Even native speakers of English usually need a dictionary to parse that title, so let’s spend a moment on it. The word “extraordinary” may seem flattering, but it actually just means the man’s job is temporary; Vietnam follows the international standard of reassigning its ambassadors every three years. A “plenipotentiary” is a representative in the fullest sense — a person with the power to take any action on behalf of the person being represented, in this case the president of Vietnam. That Tran is a plenipotentiary of Vietnam’s president is signaled by the honorific “His Excellency” before his name, a form of address usually reserved for presidents and governors of territories. The clear implication is that, so far as everyone in South Korea should be concerned, Tran is the president of Vietnam.

Obviously that’s not a responsibility he takes lightly, but it is one with which he’s grown comfortable. Not only has he served in the post for over 2 1/2 years now, but he came to it after having already completed a term as Vietnam’s ambassador to Malaysia, back in 2003. I ask him how much difference there is between his work there and his work here. “There is not so much difference,” he replies. “The paperwork is essentially the same.”

There’s probably a little more of it, though. While Malaysia does employ nearly 130,000 Vietnamese laborers, “Korea is the second biggest foreign investor in Vietnam and Vietnam is the third largest foreign market for Korean investment …Korea is the fourth biggest trade partner of Vietnam and Vietnam is Korea’s ninth largest market for Korean exports [as well as] Korea’s 21st largest import source.” A free trade agreement is currently in the works.

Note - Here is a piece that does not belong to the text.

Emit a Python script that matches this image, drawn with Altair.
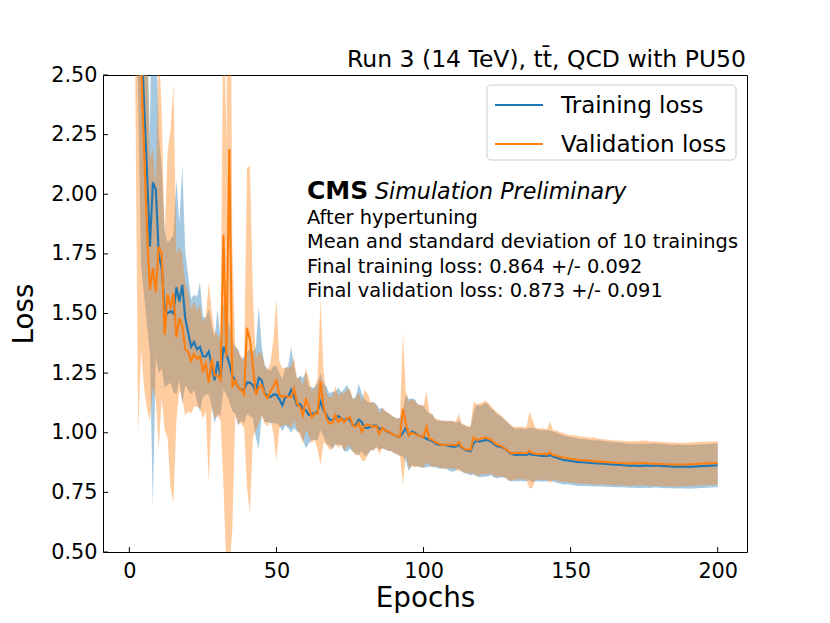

But how much does all of this activity have to do with Gwangju? You might be surprised. Even if Gwangju doesn’t have any sort of official relationship with a “sister city” in Vietnam like Seoul and Busan do, it still has significant ties to the Socialist Republic. Tran notes that Gwangju has taken a leading role in promoting a positive perception of Vietnamese culture among South Koreans.

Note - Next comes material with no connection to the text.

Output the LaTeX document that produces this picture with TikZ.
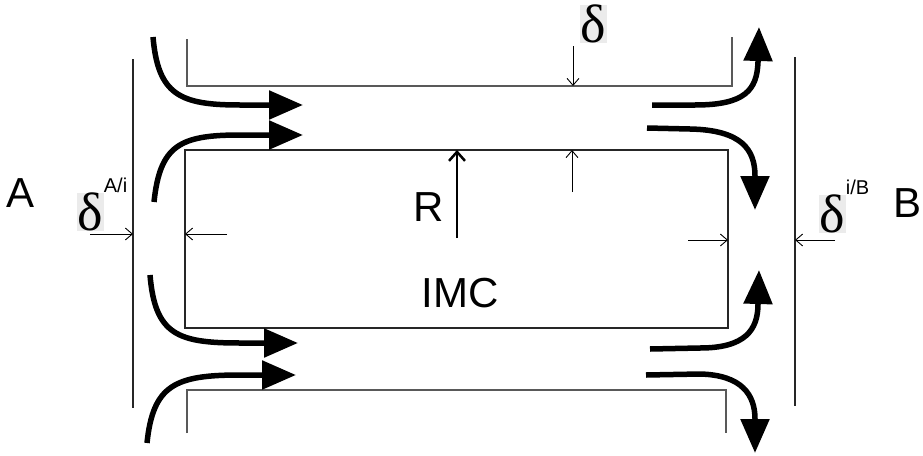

The first major exhibition of Vietnamese art in South Korea opened in 2010 at the Gwangju Museum of Art. Last year the city organized the first international workshop in Korea dedicated to the life of modern Vietnam’s founder, Ho Chi Minh. When one considers South Korea’s adversarial relationship to that man during his lifetime — his communist beliefs are still considered seditious within the R.O.K. Army — this gesture of goodwill is genuinely impressive.

Moreover, there is a large Vietnamese community in Gwangju comprising Vietnamese workers, students and Vietnamese brides. The ambassador slyly notes that, considering the number of Vietnamese women who now live with their Korean husbands in the countryside of Jeollanamdo, Gwangju will never have a “sister” city in Vietnam. “It will have a mother-in-law.”

But seriously: “We have here [in South Korea] a quite significant number of Korea-Vietnam bi-cultural families which are now around 50,000 families. I reserve a lot of my time and attention to this community as we want them to best able, prosperous and happy.” By his estimate, about three-fourths of Korea-Vietnam marriages now fit that description. His government is trying to improve that figure by, for example, requiring Korean grooms to have some knowledge of Vietnamese language and culture before they can wed. Vietnam’s government has also recently authorized the Vietnamese Women Union to establish counseling centers and classes on Korean culture for Vietnamese women interested in Korean men.

The ambassador is also working hard to sell Vietnam’s business environment.One of the Vietnamese embassy’s duties in South Korea is to promote the idea of investment in Vietnam to Korean businesses, including those in Gwangju.

“Gwangju has five industrial parks and is home to over 1,200 companies,” the ambassador explains. “Vietnam would like to attract investment from those companies with high-tech industries, automobile industry, textile and garment industry, supportive industries, [and the] food processing industry which are active in Gwangju. “We are happy to provide necessary information to Korean companies in Gwangju and to introduce Vietnamese partners for them to do business in Vietnam.”

Pushing past family assistance and economic diplomacy, the ambassador also likes to pay an occasional visit to the Vietnamese community in Gwangju which includes students in Gwangju’s universities. Chonnam National University specifically has an active Vietnamese Student Association (VSA), and many of its members are in the audience when we enter the GIC lecture hall.

At the GIC, Tran delivers his speech. Naturally, His Excellency launches into the same fare I’ve been hearing all day, first noting some of the cultural and historical similarities between South Korea and his homeland, then proceeding to the usual statements about how well the countries’ partnership is progressing. I’m mainly interested in the short Q&A session for audience members, during which they may ask anything they like. How will the ambassador handle a stack of questions that haven’t been vetted for any possible discomfort?

The answer is: exceedingly well. He’s warm. Open. Knowledgeable. He doesn’t speak in statements. When someone asks, “What role does Socialism still play inVietnam?” the ambassador replies with his own personal definition of Socialism: To him, Socialism is the goal of “a democratic, equitable and civilized” country“ of the People, by the People, and for the People” (a clever choice of phrase; he is quoting Ho Chi Minh, who was quoting the U.S. Declaration of Independence). The ambassador then adds that there isn’t much difference in principle between the “socialist-oriented market economy” of today’s Vietnam and the supposed capitalism of countries like the United States.

The answers he gives to the next questions are equally as intelligent and heartfelt. When asked again about the possibility of a sister city in Vietnam for Gwangju, he offers his opinion on what city would be most appropriate (he suggests Huế, Vietnam’s capital in the 19th century). I am enjoying this visit from the ambassador now more than at any point in the day. I feel I understand a little better why Vietnam’s president sent this particular man to be his plenipotentiary. Like most of the other attendees, I’m genuinely disappointed when he soon runs out of time, and when the crowd begins advancing on the ambassador afterward instead of dispersing, I join it. Like them, I want a handshake, perhaps even a picture. It took until the last few minutes of my observation of the man from Ha Tay, but Ambassador Tran has finally connected with me, and that is the skill of a good diplomat.